July 6th, 2006

Question--

I would like to know if anyone else has felt the way that I am feeling now-- I seem to be making a conscious decision to put alot of my past behind me, not necessarily ignoring that it happened but I'm getting tired of having it run my life. I'm not running from it, I've just realized that I can't change what happened, only the way that I react to it. I'm by far not even close to having this mission complete but I'm giving it a try. Anyone else travelled this road? Thanks
bloodybear

A Survivors Helpful Tool

As I was going through my shit last night, I happened to find a book my doctor gave me a few years ago to help me understand what I was feeling and why...its called Surviving With Serenity and its by T. Thomas...its a book of daily meditations for incest survivors...and it has all the days of the year, but without the actual year, so you can use it forever...
Trust

(no subject)

I've noticed something that I know is a direct effect of my abuse. I am terrified, and I mean TERRIFIED of telling people ANYTHING. It's quite absurd actually. I can't tell people what happened in a book. I can't tell people what part of a movie I liked best. I can't write personal thoughts in my diary - it's completely people-safe, full of things like, "I went to so-and-so's party today. It was a lot of fun. I hung out with so-and-so pretty much the entire time, and we ate way too much chocolate." Stuff that probably wouldn't be altogether too incriminating if found. My parents have also noticed this, and are getting angry, to say the least. I'm keeping pointless things a secret for no reason other than the fact that I can't be vulnerable - I must be strong all the time. I can't let other people see negative emotions. Once in a blue moon, it will happen, but I just CANNOT let myself tell people anything.

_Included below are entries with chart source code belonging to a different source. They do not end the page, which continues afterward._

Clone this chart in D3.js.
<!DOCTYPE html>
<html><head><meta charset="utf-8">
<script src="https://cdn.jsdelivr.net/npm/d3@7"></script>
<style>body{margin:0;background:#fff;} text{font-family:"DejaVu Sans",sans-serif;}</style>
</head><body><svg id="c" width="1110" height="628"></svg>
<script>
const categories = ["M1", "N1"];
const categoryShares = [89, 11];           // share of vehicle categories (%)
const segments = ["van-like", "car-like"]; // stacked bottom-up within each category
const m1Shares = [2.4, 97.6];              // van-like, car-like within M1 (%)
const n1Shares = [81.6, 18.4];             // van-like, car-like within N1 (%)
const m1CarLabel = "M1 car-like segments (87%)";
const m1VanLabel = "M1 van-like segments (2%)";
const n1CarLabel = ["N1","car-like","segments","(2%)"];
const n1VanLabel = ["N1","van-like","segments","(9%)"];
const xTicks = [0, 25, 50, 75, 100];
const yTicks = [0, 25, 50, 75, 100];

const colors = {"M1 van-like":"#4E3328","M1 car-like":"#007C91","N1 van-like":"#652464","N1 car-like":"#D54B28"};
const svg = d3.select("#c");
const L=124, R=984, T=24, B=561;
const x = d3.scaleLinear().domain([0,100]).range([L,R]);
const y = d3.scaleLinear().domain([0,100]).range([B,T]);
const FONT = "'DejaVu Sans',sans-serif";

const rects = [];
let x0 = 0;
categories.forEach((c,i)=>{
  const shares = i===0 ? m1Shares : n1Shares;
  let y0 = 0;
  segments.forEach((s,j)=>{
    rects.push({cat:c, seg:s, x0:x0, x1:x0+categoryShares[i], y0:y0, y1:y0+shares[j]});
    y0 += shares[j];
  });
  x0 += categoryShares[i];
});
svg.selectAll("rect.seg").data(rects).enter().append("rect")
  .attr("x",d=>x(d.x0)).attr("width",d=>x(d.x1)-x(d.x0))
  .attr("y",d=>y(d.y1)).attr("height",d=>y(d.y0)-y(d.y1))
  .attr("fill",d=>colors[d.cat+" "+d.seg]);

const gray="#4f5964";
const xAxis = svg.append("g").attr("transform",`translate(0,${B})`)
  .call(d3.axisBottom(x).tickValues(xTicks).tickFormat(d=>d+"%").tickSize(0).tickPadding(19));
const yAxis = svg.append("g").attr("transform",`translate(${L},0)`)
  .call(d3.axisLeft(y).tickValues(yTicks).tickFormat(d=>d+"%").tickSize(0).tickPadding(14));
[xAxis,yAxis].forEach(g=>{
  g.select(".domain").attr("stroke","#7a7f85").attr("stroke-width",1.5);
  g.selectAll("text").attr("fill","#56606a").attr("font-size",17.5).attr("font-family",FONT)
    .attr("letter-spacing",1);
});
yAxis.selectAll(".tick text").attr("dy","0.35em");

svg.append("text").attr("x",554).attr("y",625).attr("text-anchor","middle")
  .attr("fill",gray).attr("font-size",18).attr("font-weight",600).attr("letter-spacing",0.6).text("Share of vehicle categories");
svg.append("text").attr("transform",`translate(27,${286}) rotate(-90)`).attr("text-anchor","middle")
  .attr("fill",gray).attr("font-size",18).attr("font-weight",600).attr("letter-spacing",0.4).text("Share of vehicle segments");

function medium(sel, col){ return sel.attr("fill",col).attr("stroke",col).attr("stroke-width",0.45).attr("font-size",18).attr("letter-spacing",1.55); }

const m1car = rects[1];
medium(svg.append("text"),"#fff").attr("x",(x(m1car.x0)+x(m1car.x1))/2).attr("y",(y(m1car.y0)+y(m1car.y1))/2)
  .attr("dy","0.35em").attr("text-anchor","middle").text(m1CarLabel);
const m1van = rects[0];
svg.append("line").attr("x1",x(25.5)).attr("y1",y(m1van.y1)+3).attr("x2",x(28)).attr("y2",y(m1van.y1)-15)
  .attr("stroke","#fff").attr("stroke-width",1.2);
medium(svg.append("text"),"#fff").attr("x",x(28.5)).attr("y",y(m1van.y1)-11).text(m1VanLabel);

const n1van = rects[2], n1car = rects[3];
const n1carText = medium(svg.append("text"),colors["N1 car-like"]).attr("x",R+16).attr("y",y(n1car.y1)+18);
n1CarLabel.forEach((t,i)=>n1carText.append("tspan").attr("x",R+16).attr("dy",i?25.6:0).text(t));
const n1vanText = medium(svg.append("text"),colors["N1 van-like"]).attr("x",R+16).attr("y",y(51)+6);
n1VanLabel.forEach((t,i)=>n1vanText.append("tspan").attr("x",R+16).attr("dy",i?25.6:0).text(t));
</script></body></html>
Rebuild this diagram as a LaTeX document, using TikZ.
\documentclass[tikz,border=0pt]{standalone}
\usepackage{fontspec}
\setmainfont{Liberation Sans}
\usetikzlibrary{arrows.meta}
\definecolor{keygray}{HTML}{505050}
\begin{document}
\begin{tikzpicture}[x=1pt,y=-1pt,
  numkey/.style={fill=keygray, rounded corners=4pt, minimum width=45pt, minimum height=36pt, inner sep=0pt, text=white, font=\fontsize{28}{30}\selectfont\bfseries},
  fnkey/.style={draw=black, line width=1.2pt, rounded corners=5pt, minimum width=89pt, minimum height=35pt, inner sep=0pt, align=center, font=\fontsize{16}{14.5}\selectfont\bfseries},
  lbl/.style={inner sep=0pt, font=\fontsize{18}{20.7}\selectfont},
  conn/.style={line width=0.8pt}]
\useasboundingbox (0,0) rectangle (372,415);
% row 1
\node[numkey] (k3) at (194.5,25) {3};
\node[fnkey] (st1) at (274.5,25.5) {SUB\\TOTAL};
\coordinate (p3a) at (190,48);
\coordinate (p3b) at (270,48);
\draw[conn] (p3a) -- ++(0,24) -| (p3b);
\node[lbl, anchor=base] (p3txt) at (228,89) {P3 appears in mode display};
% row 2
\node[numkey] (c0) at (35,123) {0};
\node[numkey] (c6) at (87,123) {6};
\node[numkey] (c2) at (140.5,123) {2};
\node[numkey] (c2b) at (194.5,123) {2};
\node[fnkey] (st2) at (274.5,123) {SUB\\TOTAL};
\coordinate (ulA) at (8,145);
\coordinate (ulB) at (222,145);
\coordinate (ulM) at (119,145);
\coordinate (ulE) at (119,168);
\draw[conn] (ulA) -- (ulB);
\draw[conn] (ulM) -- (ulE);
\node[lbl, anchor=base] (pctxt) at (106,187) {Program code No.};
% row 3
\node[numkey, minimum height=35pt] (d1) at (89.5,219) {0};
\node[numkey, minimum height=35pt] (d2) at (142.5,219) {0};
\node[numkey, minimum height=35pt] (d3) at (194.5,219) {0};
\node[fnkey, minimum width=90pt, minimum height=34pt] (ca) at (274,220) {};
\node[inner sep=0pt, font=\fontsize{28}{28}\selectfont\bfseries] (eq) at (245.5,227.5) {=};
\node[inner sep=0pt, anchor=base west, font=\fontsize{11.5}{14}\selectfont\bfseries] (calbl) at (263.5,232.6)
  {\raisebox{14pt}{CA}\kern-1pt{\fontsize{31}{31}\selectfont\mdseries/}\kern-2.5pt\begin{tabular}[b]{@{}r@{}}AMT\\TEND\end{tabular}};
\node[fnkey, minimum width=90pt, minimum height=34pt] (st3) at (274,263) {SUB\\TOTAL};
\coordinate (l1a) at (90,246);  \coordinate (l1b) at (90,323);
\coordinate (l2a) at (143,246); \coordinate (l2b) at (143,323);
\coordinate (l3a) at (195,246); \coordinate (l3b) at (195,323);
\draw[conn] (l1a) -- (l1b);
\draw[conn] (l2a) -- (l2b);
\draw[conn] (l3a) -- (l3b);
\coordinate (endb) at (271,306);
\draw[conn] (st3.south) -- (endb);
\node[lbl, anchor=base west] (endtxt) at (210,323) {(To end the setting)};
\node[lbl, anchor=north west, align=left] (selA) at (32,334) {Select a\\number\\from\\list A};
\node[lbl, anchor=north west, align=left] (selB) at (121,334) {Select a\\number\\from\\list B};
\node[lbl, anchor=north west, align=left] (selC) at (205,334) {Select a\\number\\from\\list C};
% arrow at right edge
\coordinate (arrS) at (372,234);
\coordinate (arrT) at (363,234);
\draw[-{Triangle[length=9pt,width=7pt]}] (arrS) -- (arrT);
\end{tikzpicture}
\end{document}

I took a blind leap today, and talked about that with a friend of mine. She ended up getting around to asking me what the root of the problem was. I, of course, know what it is, but I told her that it "wasn't something I want to talk about online." She was amazingly loving and caring about my inability to talk about whatever my "deep, dark secret" might be. Somehow she persuaded me to come over to her house tomorrow. We're going to have a whole chick flick day, and talk. I've decided that tomorrow I'm going to tell her about my abuse. I've just decided that it's something I HAVE to do. I'm really scared though. I've dreamed for so long of breaking the silence. I never believed that I'd actually do it.

Does anybody have any suggestions for how to go about talking about it? How do I keep myself calm? I'm so afraid.